By Amanda Aniston
ACET economic gurus in turn gave presentations on the organisation’s current work on agricultural transformation, its launch last year of an Africa-wide coalition on transformation, as well as its ‘Growth with DEPTH’ transformation framework.
The workshop began with a discussion about the role of the media in economic development and ended with a 30-minute conversation between the journalists and ACET president, Dr. K.Y. Amoako, a former executive secretary of the UN Economic Commission for Africa, who founded the organisation in 2008.

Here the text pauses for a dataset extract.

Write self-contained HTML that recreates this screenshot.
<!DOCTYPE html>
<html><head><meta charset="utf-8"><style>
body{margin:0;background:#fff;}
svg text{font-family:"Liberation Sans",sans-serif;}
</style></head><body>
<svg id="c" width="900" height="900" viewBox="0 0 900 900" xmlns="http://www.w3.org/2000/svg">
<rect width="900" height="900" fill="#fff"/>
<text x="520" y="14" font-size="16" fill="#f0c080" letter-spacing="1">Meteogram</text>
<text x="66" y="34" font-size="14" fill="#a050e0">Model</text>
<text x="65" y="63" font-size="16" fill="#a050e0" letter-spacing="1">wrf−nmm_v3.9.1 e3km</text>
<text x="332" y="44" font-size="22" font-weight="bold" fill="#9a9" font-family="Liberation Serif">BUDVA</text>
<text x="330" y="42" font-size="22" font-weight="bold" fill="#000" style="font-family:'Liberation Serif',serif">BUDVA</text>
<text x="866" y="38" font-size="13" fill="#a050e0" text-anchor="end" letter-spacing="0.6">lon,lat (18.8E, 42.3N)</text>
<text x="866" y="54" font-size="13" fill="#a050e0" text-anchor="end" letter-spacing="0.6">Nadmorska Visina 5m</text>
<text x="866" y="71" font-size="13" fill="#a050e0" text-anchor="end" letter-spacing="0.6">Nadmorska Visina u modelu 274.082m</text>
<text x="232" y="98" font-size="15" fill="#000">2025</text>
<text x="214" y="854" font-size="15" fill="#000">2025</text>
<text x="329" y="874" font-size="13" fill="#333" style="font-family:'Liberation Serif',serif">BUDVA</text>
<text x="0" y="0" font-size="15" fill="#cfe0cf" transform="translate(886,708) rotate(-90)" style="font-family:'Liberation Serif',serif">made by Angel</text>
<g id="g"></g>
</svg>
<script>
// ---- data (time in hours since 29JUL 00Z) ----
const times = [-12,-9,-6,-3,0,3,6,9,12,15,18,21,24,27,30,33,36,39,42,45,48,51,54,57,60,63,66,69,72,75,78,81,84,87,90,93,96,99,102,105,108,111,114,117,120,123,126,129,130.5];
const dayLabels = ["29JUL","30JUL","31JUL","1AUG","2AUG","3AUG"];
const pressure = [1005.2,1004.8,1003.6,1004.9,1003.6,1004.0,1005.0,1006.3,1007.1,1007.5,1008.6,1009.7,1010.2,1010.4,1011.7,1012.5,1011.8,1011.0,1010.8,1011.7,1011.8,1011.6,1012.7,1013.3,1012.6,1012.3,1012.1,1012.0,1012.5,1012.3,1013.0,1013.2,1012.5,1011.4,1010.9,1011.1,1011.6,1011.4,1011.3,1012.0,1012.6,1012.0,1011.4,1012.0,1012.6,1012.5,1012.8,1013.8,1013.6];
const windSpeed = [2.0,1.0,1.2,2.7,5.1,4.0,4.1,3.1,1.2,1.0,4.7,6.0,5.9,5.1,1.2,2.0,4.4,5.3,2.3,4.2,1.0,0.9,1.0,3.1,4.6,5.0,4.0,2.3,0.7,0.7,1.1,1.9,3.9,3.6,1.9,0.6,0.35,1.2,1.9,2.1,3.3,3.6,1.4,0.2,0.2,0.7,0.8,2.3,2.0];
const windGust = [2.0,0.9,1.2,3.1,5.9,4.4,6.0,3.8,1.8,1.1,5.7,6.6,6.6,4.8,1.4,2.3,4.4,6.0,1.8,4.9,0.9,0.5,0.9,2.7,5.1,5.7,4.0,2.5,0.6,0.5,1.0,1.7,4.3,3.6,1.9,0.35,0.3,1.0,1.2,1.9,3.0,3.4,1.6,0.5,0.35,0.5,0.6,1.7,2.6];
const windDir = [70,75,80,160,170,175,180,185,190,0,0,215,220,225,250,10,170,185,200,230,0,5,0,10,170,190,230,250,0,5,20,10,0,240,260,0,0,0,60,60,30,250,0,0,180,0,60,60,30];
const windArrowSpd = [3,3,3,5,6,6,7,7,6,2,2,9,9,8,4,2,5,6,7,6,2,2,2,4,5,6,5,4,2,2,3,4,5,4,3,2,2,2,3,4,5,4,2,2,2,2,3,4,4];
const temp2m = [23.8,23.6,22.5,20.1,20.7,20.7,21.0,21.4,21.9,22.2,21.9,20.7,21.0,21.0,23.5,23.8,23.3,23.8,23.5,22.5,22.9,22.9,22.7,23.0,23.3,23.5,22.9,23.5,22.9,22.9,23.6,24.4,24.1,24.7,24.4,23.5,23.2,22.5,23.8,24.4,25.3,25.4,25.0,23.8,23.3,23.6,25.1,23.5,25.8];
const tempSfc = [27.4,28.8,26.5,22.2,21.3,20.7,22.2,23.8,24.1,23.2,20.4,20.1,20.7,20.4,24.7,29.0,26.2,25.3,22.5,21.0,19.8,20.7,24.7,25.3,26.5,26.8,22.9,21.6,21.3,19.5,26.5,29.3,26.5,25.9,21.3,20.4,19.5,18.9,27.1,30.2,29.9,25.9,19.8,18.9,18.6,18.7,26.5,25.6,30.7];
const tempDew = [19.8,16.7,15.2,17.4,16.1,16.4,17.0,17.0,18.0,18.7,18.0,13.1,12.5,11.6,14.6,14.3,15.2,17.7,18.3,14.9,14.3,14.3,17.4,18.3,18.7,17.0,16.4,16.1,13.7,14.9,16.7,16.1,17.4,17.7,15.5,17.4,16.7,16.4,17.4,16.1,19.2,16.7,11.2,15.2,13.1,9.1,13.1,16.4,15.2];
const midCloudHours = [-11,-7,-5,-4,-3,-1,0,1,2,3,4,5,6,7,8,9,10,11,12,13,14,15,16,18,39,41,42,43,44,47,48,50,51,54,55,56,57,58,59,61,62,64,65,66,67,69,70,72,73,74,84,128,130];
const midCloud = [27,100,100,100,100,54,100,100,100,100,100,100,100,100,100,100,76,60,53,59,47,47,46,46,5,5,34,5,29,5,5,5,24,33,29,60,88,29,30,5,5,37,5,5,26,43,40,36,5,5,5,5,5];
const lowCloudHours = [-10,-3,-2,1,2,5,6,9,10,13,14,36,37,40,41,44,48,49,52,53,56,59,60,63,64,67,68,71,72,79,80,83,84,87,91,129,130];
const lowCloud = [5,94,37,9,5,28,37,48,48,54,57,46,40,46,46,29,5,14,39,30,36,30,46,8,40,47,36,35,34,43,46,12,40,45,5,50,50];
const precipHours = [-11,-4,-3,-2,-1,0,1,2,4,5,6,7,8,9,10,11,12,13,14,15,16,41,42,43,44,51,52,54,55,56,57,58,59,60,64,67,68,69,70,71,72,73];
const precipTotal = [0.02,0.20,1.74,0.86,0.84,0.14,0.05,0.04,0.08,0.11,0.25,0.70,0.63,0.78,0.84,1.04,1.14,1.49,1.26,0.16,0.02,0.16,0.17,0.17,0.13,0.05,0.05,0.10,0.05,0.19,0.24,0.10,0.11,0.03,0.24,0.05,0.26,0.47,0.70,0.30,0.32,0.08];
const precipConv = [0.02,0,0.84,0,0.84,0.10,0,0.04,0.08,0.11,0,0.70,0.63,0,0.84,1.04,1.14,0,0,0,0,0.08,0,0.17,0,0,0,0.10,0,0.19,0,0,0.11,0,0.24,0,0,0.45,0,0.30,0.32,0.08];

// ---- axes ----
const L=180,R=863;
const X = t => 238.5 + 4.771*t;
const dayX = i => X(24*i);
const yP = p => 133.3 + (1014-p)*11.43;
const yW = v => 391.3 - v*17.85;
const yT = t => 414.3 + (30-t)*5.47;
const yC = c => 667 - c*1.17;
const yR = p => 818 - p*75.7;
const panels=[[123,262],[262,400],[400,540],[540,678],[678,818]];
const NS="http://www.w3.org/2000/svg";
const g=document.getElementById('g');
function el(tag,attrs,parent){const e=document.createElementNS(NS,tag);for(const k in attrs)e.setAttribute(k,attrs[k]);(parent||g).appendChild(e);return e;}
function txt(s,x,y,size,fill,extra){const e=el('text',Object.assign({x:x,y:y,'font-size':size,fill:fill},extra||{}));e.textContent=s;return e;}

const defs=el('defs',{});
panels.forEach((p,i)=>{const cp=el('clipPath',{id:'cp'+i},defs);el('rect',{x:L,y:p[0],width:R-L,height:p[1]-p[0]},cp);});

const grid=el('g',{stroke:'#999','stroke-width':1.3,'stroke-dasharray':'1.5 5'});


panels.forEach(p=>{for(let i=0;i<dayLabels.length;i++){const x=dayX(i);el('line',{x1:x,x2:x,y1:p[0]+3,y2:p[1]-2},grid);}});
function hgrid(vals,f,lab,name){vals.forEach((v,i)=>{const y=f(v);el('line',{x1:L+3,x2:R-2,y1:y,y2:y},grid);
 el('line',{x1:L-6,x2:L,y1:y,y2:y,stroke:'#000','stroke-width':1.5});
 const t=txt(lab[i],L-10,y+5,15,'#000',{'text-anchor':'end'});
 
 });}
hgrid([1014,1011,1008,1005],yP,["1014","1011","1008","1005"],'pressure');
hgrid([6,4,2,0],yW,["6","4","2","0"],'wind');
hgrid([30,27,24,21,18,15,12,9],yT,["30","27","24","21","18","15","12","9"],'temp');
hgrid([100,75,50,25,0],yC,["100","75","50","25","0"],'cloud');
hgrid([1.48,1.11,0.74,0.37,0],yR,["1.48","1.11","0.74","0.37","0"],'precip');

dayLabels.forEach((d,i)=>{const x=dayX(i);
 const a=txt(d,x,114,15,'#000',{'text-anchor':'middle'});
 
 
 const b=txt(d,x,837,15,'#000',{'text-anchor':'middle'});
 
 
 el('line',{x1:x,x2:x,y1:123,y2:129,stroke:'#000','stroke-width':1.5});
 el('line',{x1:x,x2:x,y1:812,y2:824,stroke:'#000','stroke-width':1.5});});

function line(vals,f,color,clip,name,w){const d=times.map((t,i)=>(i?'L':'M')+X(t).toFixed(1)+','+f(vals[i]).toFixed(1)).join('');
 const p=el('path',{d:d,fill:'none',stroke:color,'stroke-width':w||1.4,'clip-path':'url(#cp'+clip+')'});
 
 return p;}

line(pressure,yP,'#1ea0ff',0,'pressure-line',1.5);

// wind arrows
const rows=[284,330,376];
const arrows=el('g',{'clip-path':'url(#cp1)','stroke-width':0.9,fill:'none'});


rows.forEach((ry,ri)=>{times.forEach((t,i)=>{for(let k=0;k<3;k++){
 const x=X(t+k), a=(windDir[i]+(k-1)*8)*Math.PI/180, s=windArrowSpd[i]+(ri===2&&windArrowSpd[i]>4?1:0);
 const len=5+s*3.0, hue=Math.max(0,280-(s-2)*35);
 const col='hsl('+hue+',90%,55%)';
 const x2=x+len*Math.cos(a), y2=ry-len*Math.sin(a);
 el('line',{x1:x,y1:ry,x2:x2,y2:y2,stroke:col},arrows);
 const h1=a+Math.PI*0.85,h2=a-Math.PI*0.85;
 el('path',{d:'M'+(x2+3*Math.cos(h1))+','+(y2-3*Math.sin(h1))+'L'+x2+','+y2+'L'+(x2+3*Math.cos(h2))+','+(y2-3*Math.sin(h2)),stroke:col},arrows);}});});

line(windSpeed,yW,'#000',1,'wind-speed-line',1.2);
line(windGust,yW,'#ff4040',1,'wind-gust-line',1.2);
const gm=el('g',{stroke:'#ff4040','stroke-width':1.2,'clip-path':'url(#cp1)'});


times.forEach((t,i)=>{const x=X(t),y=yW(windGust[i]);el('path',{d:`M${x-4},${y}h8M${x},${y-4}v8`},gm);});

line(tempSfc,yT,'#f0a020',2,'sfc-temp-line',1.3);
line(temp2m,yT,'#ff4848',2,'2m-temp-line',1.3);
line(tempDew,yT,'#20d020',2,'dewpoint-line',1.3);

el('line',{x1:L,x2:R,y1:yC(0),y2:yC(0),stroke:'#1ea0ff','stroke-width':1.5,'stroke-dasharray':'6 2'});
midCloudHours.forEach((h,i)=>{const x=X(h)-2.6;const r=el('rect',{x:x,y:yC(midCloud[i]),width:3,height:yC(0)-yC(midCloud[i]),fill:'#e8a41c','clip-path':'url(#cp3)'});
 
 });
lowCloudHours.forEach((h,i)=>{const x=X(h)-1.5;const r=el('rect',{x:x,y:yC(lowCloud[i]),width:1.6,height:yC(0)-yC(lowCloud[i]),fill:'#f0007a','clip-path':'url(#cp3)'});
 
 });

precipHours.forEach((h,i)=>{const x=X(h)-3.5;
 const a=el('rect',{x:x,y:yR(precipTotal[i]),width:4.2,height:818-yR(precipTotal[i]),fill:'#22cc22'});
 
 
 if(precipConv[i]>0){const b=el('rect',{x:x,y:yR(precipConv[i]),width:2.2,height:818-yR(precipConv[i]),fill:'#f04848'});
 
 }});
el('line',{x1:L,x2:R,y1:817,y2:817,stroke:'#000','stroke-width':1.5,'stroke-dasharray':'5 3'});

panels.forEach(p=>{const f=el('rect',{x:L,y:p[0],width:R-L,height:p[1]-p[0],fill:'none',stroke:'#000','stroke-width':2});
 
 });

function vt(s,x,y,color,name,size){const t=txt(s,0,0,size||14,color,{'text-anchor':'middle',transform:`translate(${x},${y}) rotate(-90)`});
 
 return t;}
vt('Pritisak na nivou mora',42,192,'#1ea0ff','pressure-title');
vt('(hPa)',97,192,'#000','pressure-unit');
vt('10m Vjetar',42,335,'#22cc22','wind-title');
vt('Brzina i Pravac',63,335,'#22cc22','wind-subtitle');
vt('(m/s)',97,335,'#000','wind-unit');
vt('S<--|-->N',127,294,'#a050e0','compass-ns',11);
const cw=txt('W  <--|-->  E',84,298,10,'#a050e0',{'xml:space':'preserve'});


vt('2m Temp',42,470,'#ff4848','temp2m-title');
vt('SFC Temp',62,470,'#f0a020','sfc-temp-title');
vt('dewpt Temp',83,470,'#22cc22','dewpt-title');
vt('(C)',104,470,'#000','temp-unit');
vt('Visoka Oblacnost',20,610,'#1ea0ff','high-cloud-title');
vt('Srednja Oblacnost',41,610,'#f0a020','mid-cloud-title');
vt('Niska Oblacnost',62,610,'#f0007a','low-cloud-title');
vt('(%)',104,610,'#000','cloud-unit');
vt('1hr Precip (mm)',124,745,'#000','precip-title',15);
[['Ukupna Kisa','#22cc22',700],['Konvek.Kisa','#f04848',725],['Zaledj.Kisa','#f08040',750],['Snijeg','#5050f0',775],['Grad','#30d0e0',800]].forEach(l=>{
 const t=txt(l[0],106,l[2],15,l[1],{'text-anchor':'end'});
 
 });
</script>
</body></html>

Agriculture’s role in economic transformation was a major theme of the sensitisation workshop. Although Africa possesses most of the world’s uncultivated arable land, numerous challenges confront the sector, obstructing Africa from realising its full agricultural potential.
In his keynote presentation, ACET chief economist, Dr. Yaw Ansu noted that Africa has the potential to produce sufficient food to feed its people and also export, but numerous challenges remain to be tackled. Availability and access to land due to the traditional system of land tenure practices was a major challenge noted by Dr. Ansu. Adopting a land tenure system that allows people to borrow against their land could help tackle some of the land related issues, Dr. Ansu said.
The commercialization and industrialization of agriculture, mechanized agriculture and the practice of irrigation in arid areas are notable strategic interventions that could help boost Africa’s agricultural sector. But, Dr Ansu said, agriculture is directly affected by Africa’s political economy, thus there is need for government policies to enhance agricultural productivity.
Over the years, ACET has provided policy advice and evidence-based perspectives to leaders in countries including Liberia, Sierra Leone and Burkina Faso. ACET’s Director of Policy Advisory Services, Dr. Ed Brown, pointed out that the maiden African Transformation Forum, convened in March 2016 in Kigali jointly with the Government of Rwanda, provided a great interactive platform for countries to engage and learn from each other’s experiences. The Forum drew more than 270 stakeholders, donors and government representatives and climaxed with the launch of the Pan-African Coalition for Transformation, for which Rwandan president, Paul Kagame put in an appearance.
The African Transformation Index (ATI) is a tool developed by ACET to measure and benchmark the transformation of countries using ACET’s DEPTH framework. The African Transformation Index (ATI) is a tool developed by ACET to measure and benchmark the transformation of countries using ACET’s DEPTH framework. DEPTH stands for Diversification, Export competiveness, Productivity, Technological advancement and Human wellbeing.
The director of research at ACET, Prof. Joe Amoako Tuffuor, in his presentation on the ATI showed how countries like Mauritius and South Africa have performed reasonably well over the past decade, while Ghana has dropped by several points. He recommended three sets of variables as pivotal to transformation, namely the state and the private sector, the promotion of exports, and building technical knowledge and skills.
Sustainable transformative growth is possible if the political economy aligns itself with key sectors by staging and facilitating strategic key interventions backed up by policies to drive the African transformation agenda.
The media thus plays a prominent role in accelerating this agenda through exposure and media engagements with relevant stakeholder institutions.
The 13th February workshop was attended by 21 members of IFEJ and moderated jointly by ACET director of communications and external relations, Dede Amanor-Wilks, and IFEJ president, Lloyd Evans.
ACET is an economic policy institute supporting Africa’s long-term growth through transformation. IFEJ was established in 1991 with the support of the World Bank and the Ghanaian Ministry of Finance and Economic Planning.